Exercise goal: No pictures go into the copy. Write out exactly the lines below from the one containing "Rebuild this chart" through the one containing "ax1.set_xticks([i - 0.5".

Exercise material:

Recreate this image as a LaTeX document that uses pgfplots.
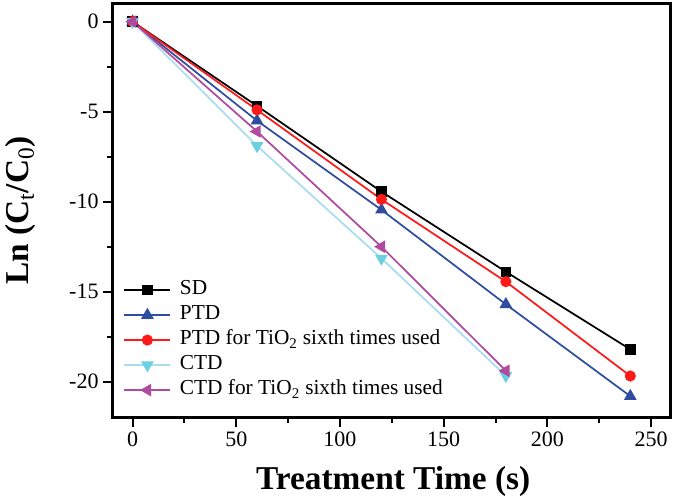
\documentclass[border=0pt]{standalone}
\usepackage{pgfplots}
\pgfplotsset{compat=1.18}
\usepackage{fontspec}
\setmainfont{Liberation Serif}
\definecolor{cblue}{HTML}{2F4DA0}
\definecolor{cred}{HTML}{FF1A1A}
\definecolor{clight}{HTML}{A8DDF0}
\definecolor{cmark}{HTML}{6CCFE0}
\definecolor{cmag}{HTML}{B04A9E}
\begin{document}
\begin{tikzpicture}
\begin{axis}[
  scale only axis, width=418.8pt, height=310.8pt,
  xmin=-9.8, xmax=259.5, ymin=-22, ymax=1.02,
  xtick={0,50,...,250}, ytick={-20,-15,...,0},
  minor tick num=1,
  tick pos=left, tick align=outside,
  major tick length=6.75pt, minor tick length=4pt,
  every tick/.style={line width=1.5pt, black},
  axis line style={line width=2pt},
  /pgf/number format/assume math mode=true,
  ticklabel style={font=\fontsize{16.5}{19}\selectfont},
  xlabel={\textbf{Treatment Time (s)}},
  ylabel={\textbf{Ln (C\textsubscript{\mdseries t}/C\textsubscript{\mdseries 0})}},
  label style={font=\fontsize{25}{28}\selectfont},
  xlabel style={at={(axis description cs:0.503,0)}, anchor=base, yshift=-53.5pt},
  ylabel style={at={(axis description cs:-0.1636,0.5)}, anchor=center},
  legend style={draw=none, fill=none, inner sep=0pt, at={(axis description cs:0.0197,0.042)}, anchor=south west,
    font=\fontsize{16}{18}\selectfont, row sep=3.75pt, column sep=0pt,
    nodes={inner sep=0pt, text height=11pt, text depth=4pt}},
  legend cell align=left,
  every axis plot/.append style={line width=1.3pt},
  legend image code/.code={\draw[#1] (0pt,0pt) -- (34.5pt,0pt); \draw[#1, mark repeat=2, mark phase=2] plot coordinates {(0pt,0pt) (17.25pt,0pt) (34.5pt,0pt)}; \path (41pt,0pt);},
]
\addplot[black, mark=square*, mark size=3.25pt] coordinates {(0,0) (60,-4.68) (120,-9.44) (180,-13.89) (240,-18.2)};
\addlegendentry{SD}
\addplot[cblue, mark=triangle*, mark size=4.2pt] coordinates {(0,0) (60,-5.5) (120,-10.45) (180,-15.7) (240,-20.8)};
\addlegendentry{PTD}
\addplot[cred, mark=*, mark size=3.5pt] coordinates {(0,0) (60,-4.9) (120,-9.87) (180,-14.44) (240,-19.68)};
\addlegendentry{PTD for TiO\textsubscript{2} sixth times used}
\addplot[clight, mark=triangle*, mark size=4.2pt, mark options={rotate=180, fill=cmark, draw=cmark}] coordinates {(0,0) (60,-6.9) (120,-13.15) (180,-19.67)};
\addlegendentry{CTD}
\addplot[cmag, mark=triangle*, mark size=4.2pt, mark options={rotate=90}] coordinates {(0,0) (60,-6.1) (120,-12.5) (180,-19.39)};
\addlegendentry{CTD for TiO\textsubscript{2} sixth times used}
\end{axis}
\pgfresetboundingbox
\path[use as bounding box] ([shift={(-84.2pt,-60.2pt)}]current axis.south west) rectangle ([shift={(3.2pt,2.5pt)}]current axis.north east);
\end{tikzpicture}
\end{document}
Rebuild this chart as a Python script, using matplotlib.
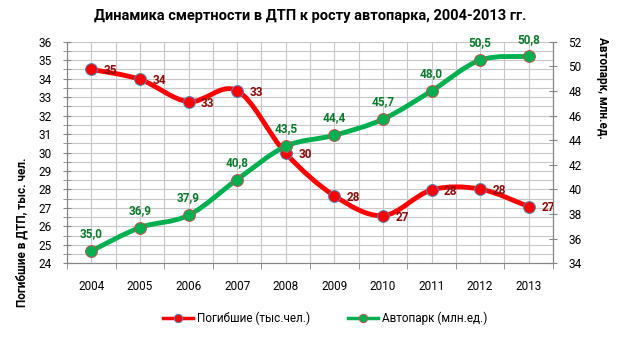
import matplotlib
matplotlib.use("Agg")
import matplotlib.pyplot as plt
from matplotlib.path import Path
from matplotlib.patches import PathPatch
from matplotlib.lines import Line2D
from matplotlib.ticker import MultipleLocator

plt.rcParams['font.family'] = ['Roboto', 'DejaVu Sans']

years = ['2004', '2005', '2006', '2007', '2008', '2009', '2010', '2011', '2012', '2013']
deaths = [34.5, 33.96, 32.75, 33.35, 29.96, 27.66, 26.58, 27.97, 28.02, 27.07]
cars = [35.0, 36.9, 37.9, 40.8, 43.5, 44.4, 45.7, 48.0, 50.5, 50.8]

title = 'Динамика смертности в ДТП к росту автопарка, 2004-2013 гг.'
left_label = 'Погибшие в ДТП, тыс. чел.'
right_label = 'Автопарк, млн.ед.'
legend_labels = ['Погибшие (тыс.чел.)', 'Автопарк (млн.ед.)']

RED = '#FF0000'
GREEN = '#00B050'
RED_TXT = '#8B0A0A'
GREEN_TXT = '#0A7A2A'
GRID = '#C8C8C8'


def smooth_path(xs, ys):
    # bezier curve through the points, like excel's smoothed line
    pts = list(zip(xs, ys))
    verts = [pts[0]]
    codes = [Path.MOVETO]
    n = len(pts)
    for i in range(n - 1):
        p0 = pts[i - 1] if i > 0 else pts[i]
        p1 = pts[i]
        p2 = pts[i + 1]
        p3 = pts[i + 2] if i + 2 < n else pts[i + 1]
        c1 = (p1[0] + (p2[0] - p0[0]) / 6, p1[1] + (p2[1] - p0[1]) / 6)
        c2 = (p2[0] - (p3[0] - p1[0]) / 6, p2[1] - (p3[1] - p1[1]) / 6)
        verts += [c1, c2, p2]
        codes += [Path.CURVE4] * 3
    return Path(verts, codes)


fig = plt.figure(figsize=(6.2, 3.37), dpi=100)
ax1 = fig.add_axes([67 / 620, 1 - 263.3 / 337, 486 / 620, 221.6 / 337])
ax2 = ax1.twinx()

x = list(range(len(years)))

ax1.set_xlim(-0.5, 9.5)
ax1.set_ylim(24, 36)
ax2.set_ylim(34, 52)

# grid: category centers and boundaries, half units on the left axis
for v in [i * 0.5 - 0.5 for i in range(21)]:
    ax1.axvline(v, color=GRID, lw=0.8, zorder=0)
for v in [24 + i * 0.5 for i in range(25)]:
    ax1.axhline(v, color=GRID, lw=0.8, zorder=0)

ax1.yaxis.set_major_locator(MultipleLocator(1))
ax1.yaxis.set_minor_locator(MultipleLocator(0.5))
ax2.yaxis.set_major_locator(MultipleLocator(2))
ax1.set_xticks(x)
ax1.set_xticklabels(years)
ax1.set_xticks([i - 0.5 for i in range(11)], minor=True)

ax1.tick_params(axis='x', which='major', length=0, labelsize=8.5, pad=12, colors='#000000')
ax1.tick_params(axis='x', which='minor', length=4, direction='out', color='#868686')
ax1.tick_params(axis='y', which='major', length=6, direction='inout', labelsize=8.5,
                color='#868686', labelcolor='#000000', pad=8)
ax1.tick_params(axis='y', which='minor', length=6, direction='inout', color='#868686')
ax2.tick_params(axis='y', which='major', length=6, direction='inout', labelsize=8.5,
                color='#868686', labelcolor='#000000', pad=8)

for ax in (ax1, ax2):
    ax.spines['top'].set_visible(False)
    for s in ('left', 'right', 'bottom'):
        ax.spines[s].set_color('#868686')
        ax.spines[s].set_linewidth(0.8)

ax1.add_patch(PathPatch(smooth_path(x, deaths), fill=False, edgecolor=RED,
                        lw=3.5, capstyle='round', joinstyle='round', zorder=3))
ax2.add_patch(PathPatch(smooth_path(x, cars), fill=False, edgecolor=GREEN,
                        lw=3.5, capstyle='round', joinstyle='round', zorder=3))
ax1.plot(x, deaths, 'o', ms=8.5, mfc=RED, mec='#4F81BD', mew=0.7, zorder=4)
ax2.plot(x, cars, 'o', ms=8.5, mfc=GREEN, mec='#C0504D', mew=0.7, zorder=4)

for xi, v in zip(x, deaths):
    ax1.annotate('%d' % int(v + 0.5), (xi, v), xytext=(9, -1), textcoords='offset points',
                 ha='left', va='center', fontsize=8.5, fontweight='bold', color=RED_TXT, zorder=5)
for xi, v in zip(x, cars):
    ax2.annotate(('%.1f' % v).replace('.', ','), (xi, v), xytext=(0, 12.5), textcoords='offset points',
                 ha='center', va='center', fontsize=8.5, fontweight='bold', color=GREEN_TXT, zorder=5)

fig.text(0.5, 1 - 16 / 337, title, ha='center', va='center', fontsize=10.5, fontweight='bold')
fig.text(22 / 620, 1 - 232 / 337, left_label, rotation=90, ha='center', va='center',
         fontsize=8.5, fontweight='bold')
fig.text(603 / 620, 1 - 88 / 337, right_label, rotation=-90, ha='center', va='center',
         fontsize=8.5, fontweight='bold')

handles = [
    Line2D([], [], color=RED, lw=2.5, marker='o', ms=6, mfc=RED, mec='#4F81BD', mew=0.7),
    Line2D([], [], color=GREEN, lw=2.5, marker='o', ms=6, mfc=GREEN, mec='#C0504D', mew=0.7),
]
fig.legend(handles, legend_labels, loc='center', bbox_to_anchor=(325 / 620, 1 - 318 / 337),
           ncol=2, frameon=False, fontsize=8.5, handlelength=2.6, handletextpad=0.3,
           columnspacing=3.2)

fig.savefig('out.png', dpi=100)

Completed task:
Rebuild this chart as a Python script, using matplotlib.
import matplotlib
matplotlib.use("Agg")
import matplotlib.pyplot as plt
from matplotlib.path import Path
from matplotlib.patches import PathPatch
from matplotlib.lines import Line2D
from matplotlib.ticker import MultipleLocator

plt.rcParams['font.family'] = ['Roboto', 'DejaVu Sans']

years = ['2004', '2005', '2006', '2007', '2008', '2009', '2010', '2011', '2012', '2013']
deaths = [34.5, 33.96, 32.75, 33.35, 29.96, 27.66, 26.58, 27.97, 28.02, 27.07]
cars = [35.0, 36.9, 37.9, 40.8, 43.5, 44.4, 45.7, 48.0, 50.5, 50.8]

title = 'Динамика смертности в ДТП к росту автопарка, 2004-2013 гг.'
left_label = 'Погибшие в ДТП, тыс. чел.'
right_label = 'Автопарк, млн.ед.'
legend_labels = ['Погибшие (тыс.чел.)', 'Автопарк (млн.ед.)']

RED = '#FF0000'
GREEN = '#00B050'
RED_TXT = '#8B0A0A'
GREEN_TXT = '#0A7A2A'
GRID = '#C8C8C8'


def smooth_path(xs, ys):
    # bezier curve through the points, like excel's smoothed line
    pts = list(zip(xs, ys))
    verts = [pts[0]]
    codes = [Path.MOVETO]
    n = len(pts)
    for i in range(n - 1):
        p0 = pts[i - 1] if i > 0 else pts[i]
        p1 = pts[i]
        p2 = pts[i + 1]
        p3 = pts[i + 2] if i + 2 < n else pts[i + 1]
        c1 = (p1[0] + (p2[0] - p0[0]) / 6, p1[1] + (p2[1] - p0[1]) / 6)
        c2 = (p2[0] - (p3[0] - p1[0]) / 6, p2[1] - (p3[1] - p1[1]) / 6)
        verts += [c1, c2, p2]
        codes += [Path.CURVE4] * 3
    return Path(verts, codes)


fig = plt.figure(figsize=(6.2, 3.37), dpi=100)
ax1 = fig.add_axes([67 / 620, 1 - 263.3 / 337, 486 / 620, 221.6 / 337])
ax2 = ax1.twinx()

x = list(range(len(years)))

ax1.set_xlim(-0.5, 9.5)
ax1.set_ylim(24, 36)
ax2.set_ylim(34, 52)

# grid: category centers and boundaries, half units on the left axis
for v in [i * 0.5 - 0.5 for i in range(21)]:
    ax1.axvline(v, color=GRID, lw=0.8, zorder=0)
for v in [24 + i * 0.5 for i in range(25)]:
    ax1.axhline(v, color=GRID, lw=0.8, zorder=0)

ax1.yaxis.set_major_locator(MultipleLocator(1))
ax1.yaxis.set_minor_locator(MultipleLocator(0.5))
ax2.yaxis.set_major_locator(MultipleLocator(2))
ax1.set_xticks(x)
ax1.set_xticklabels(years)
ax1.set_xticks([i - 0.5 for i in range(11)], minor=True)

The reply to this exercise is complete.